[Stored items]

——

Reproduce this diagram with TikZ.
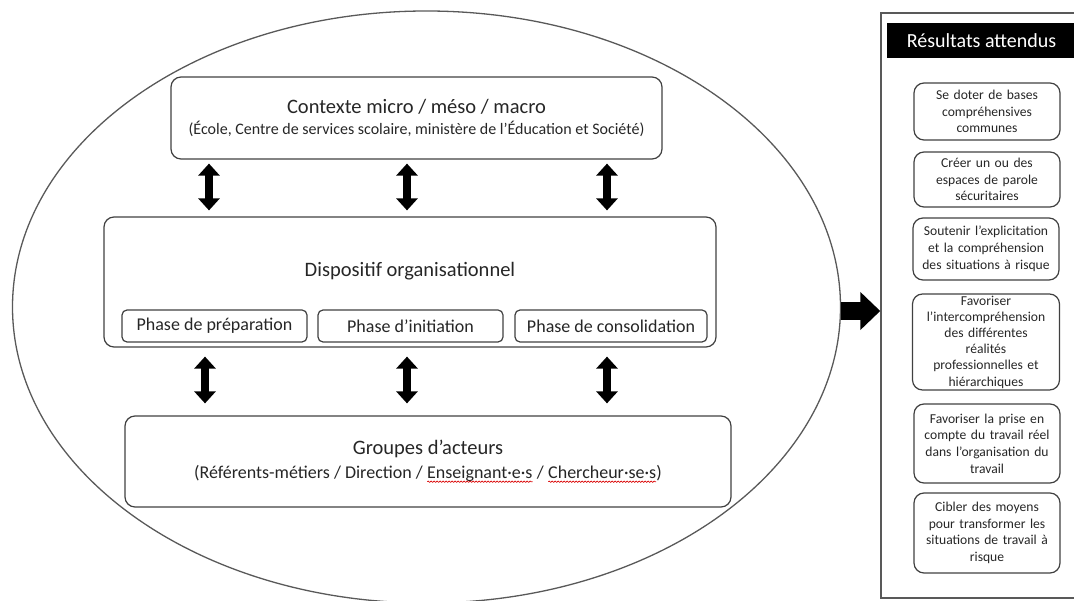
\documentclass[tikz,border=0pt]{standalone}
\usepackage{fontspec}
\setmainfont{Carlito}
\usetikzlibrary{arrows.meta,shapes.geometric,decorations.pathmorphing}
\newcommand\redwave[1]{\tikz[baseline=(w.base)]{\node[inner sep=0pt, outer sep=0pt, draw=none, minimum width=0pt, minimum height=0pt, rounded corners=0pt] (w) {#1};
  \draw[red!85!black, line width=0.6pt, sharp corners, decorate, decoration={snake, amplitude=0.7pt, segment length=3pt}] ([yshift=-3pt]w.base west) -- ([yshift=-3pt]w.base east);}}
\begin{document}
\begin{tikzpicture}[x=1pt,y=-1pt,
  box/.style={draw=black!75, line width=1.2pt, rounded corners=10pt, inner sep=0pt, align=center, text=black!85},
  phasebox/.style={box, rounded corners=5pt, minimum width=185pt, minimum height=32pt, font=\fontsize{18}{21}\selectfont},
  resbox/.style={box, rounded corners=10pt, minimum width=146pt, text width=146pt, font=\fontsize{13.6}{16.7}\selectfont},
  dbl/.style={line width=8pt, {Triangle[width=21pt,length=12pt]}-{Triangle[width=21pt,length=12pt]}},
  big/.style={line width=18pt, -{Triangle[width=37pt,length=20pt]}}
]
\useasboundingbox (0,0) rectangle (1074,601);

\node[ellipse, draw=black!65, line width=1.3pt, minimum width=828pt, minimum height=592pt, inner sep=0pt] (E) at (426.5,307) {};

\node[box, minimum width=491pt, minimum height=82pt, font=\fontsize{16}{21}\selectfont] (C) at (416.5,118)
  {{\fontsize{20.5}{21}\selectfont Contexte micro / méso / macro}\\(École, Centre de services scolaire, ministère de l’Éducation et Société)};

\node[box, minimum width=612pt, minimum height=130pt] (D) at (410,282) {};
\node[font=\fontsize{20.5}{24}\selectfont, text=black!85, inner sep=0pt] (Dt) at (410,271) {Dispositif organisationnel};
\node[phasebox] (P1) at (214.5,326) {Phase de préparation};
\node[phasebox] (P2) at (410.5,326) {Phase d’initiation};
\node[phasebox, minimum width=192pt] (P3) at (611,326) {Phase de consolidation};

\node[box, minimum width=606pt, minimum height=91pt, font=\fontsize{18}{24}\selectfont] (G) at (428,461.5)
  {{\fontsize{20.5}{24}\selectfont Groupes d’acteurs}\\(Référents-métiers / Direction / \redwave{Enseignant·e·s} / \redwave{Chercheur·se·s})};

\foreach \x in {209,407,607}
  \draw[dbl, shorten <=4pt, shorten >=6pt] (C.south -| \x,0) -- (D.north -| \x,0);
\foreach \x in {205,407,607}
  \draw[dbl, shorten <=9pt, shorten >=12pt] (D.south -| \x,0) -- (G.north -| \x,0);

\node[draw=black!65, line width=1.5pt, minimum width=201pt, minimum height=585pt, inner sep=0pt] (R) at (981.5,305.5) {};
\node[fill=black, text=white, minimum width=189pt, minimum height=35pt, inner sep=0pt, font=\fontsize{20}{24}\selectfont] (H) at (981.5,40.5) {Résultats attendus};

\node[resbox, minimum height=57pt] (R1) at (987,111.5) {Se doter de bases\\compréhensives\\communes};
\node[resbox, minimum height=55pt] (R2) at (987,179.5) {Créer un ou des\\espaces de parole\\sécuritaires};
\node[resbox, minimum height=62pt] (R3) at (986,249) {Soutenir l’explicitation\\et la compréhension\\des situations à risque};
\node[resbox, minimum height=96pt, minimum width=147pt, font=\fontsize{13.6}{16.2}\selectfont] (R4) at (986,342) {Favoriser\\l’intercompréhension\\des différentes\\réalités\\professionnelles et\\hiérarchiques};
\node[resbox, minimum height=79pt] (R5) at (987,443.5) {Favoriser la prise en\\compte du travail réel\\dans l’organisation du\\travail};
\node[resbox, minimum height=80pt] (R6) at (987,533) {Cibler des moyens\\pour transformer les\\situations de travail à\\risque};

\draw[big] (E.east |- 0,311) -- (R.west |- 0,311);
\end{tikzpicture}
\end{document}
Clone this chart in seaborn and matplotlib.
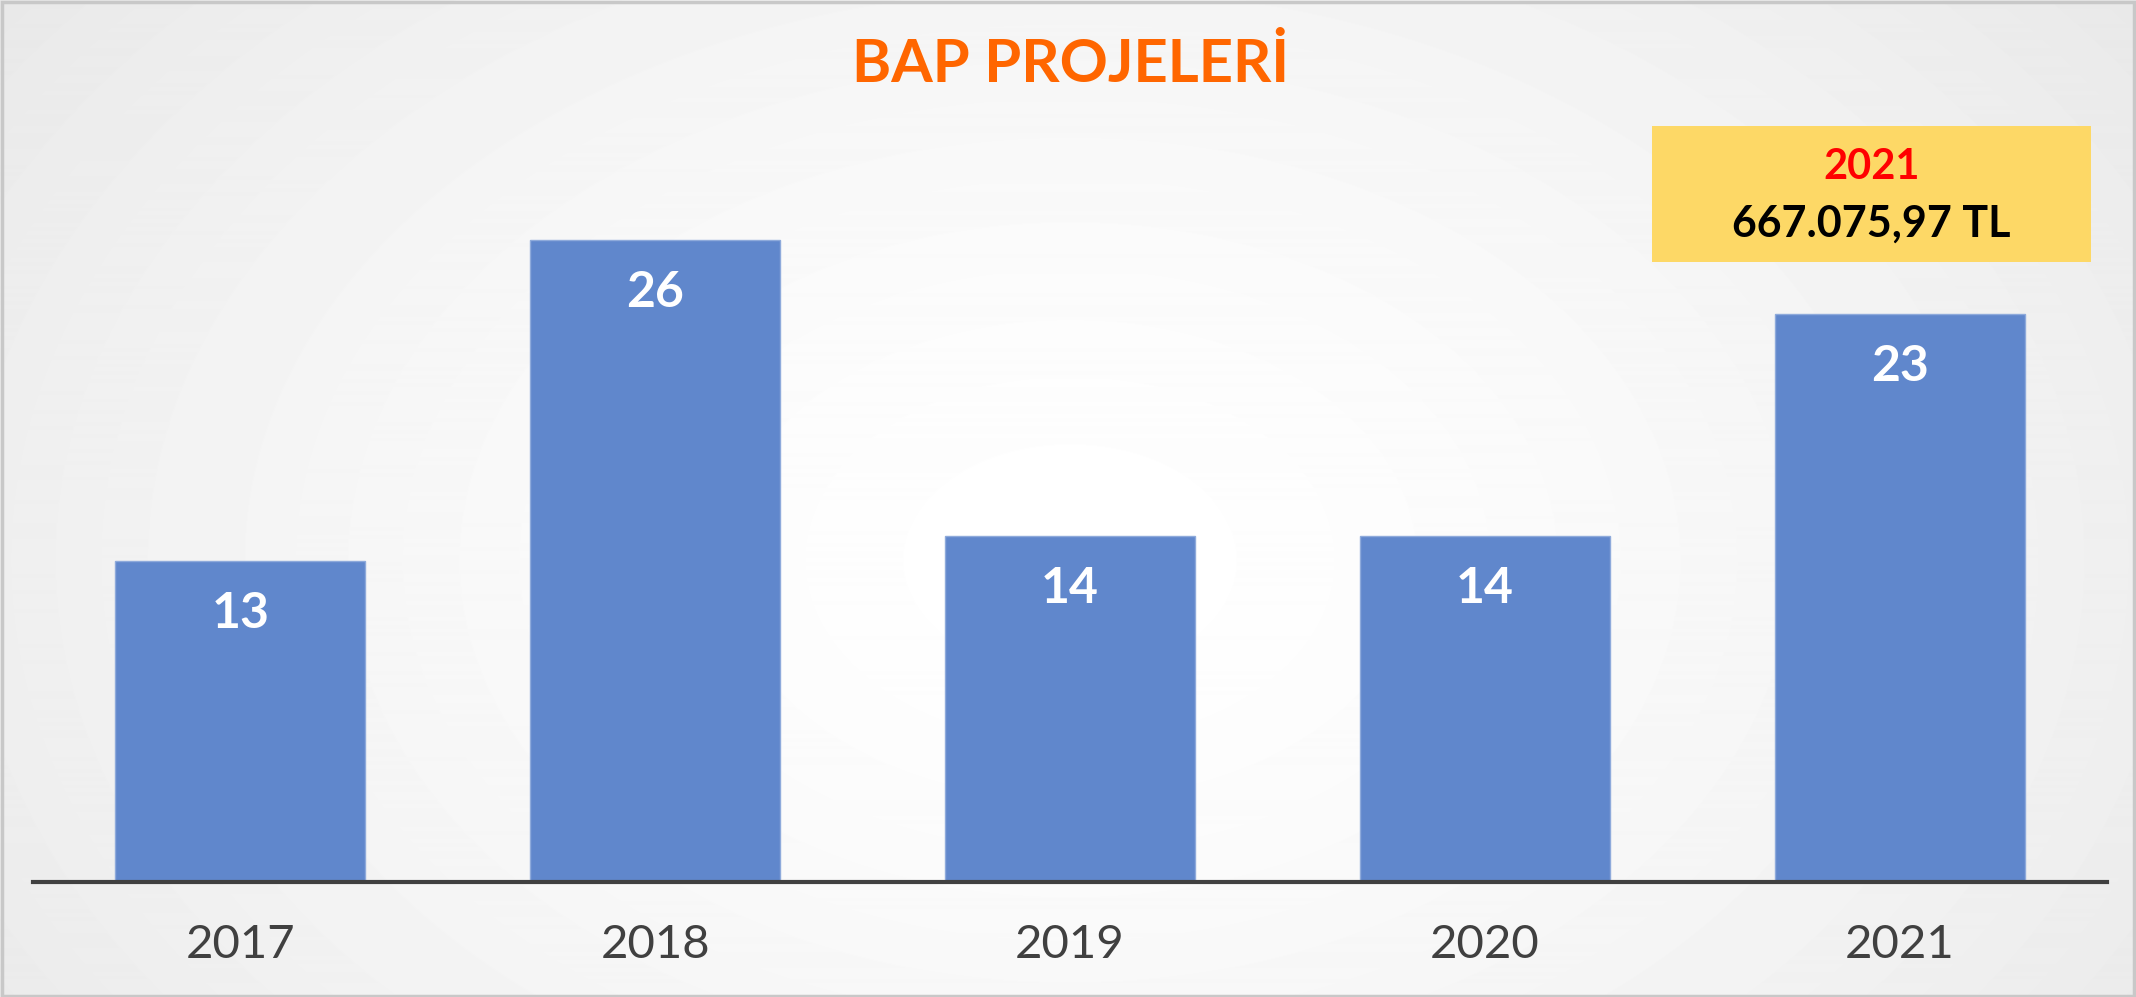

——

## Task objective
Write out the whole listing exactly, and drop the pictures.

## Output of the exercise
Reproduce this diagram with TikZ.
\documentclass[tikz,border=0pt]{standalone}
\usepackage{fontspec}
\setmainfont{Carlito}
\usetikzlibrary{arrows.meta,shapes.geometric,decorations.pathmorphing}
\newcommand\redwave[1]{\tikz[baseline=(w.base)]{\node[inner sep=0pt, outer sep=0pt, draw=none, minimum width=0pt, minimum height=0pt, rounded corners=0pt] (w) {#1};
  \draw[red!85!black, line width=0.6pt, sharp corners, decorate, decoration={snake, amplitude=0.7pt, segment length=3pt}] ([yshift=-3pt]w.base west) -- ([yshift=-3pt]w.base east);}}
\begin{document}
\begin{tikzpicture}[x=1pt,y=-1pt,
  box/.style={draw=black!75, line width=1.2pt, rounded corners=10pt, inner sep=0pt, align=center, text=black!85},
  phasebox/.style={box, rounded corners=5pt, minimum width=185pt, minimum height=32pt, font=\fontsize{18}{21}\selectfont},
  resbox/.style={box, rounded corners=10pt, minimum width=146pt, text width=146pt, font=\fontsize{13.6}{16.7}\selectfont},
  dbl/.style={line width=8pt, {Triangle[width=21pt,length=12pt]}-{Triangle[width=21pt,length=12pt]}},
  big/.style={line width=18pt, -{Triangle[width=37pt,length=20pt]}}
]
\useasboundingbox (0,0) rectangle (1074,601);

\node[ellipse, draw=black!65, line width=1.3pt, minimum width=828pt, minimum height=592pt, inner sep=0pt] (E) at (426.5,307) {};

\node[box, minimum width=491pt, minimum height=82pt, font=\fontsize{16}{21}\selectfont] (C) at (416.5,118)
  {{\fontsize{20.5}{21}\selectfont Contexte micro / méso / macro}\\(École, Centre de services scolaire, ministère de l’Éducation et Société)};

\node[box, minimum width=612pt, minimum height=130pt] (D) at (410,282) {};
\node[font=\fontsize{20.5}{24}\selectfont, text=black!85, inner sep=0pt] (Dt) at (410,271) {Dispositif organisationnel};
\node[phasebox] (P1) at (214.5,326) {Phase de préparation};
\node[phasebox] (P2) at (410.5,326) {Phase d’initiation};
\node[phasebox, minimum width=192pt] (P3) at (611,326) {Phase de consolidation};

\node[box, minimum width=606pt, minimum height=91pt, font=\fontsize{18}{24}\selectfont] (G) at (428,461.5)
  {{\fontsize{20.5}{24}\selectfont Groupes d’acteurs}\\(Référents-métiers / Direction / \redwave{Enseignant·e·s} / \redwave{Chercheur·se·s})};

\foreach \x in {209,407,607}
  \draw[dbl, shorten <=4pt, shorten >=6pt] (C.south -| \x,0) -- (D.north -| \x,0);
\foreach \x in {205,407,607}
  \draw[dbl, shorten <=9pt, shorten >=12pt] (D.south -| \x,0) -- (G.north -| \x,0);

\node[draw=black!65, line width=1.5pt, minimum width=201pt, minimum height=585pt, inner sep=0pt] (R) at (981.5,305.5) {};
\node[fill=black, text=white, minimum width=189pt, minimum height=35pt, inner sep=0pt, font=\fontsize{20}{24}\selectfont] (H) at (981.5,40.5) {Résultats attendus};

\node[resbox, minimum height=57pt] (R1) at (987,111.5) {Se doter de bases\\compréhensives\\communes};
\node[resbox, minimum height=55pt] (R2) at (987,179.5) {Créer un ou des\\espaces de parole\\sécuritaires};
\node[resbox, minimum height=62pt] (R3) at (986,249) {Soutenir l’explicitation\\et la compréhension\\des situations à risque};
\node[resbox, minimum height=96pt, minimum width=147pt, font=\fontsize{13.6}{16.2}\selectfont] (R4) at (986,342) {Favoriser\\l’intercompréhension\\des différentes\\réalités\\professionnelles et\\hiérarchiques};
\node[resbox, minimum height=79pt] (R5) at (987,443.5) {Favoriser la prise en\\compte du travail réel\\dans l’organisation du\\travail};
\node[resbox, minimum height=80pt] (R6) at (987,533) {Cibler des moyens\\pour transformer les\\situations de travail à\\risque};

\draw[big] (E.east |- 0,311) -- (R.west |- 0,311);
\end{tikzpicture}
\end{document}
Clone this chart in seaborn and matplotlib.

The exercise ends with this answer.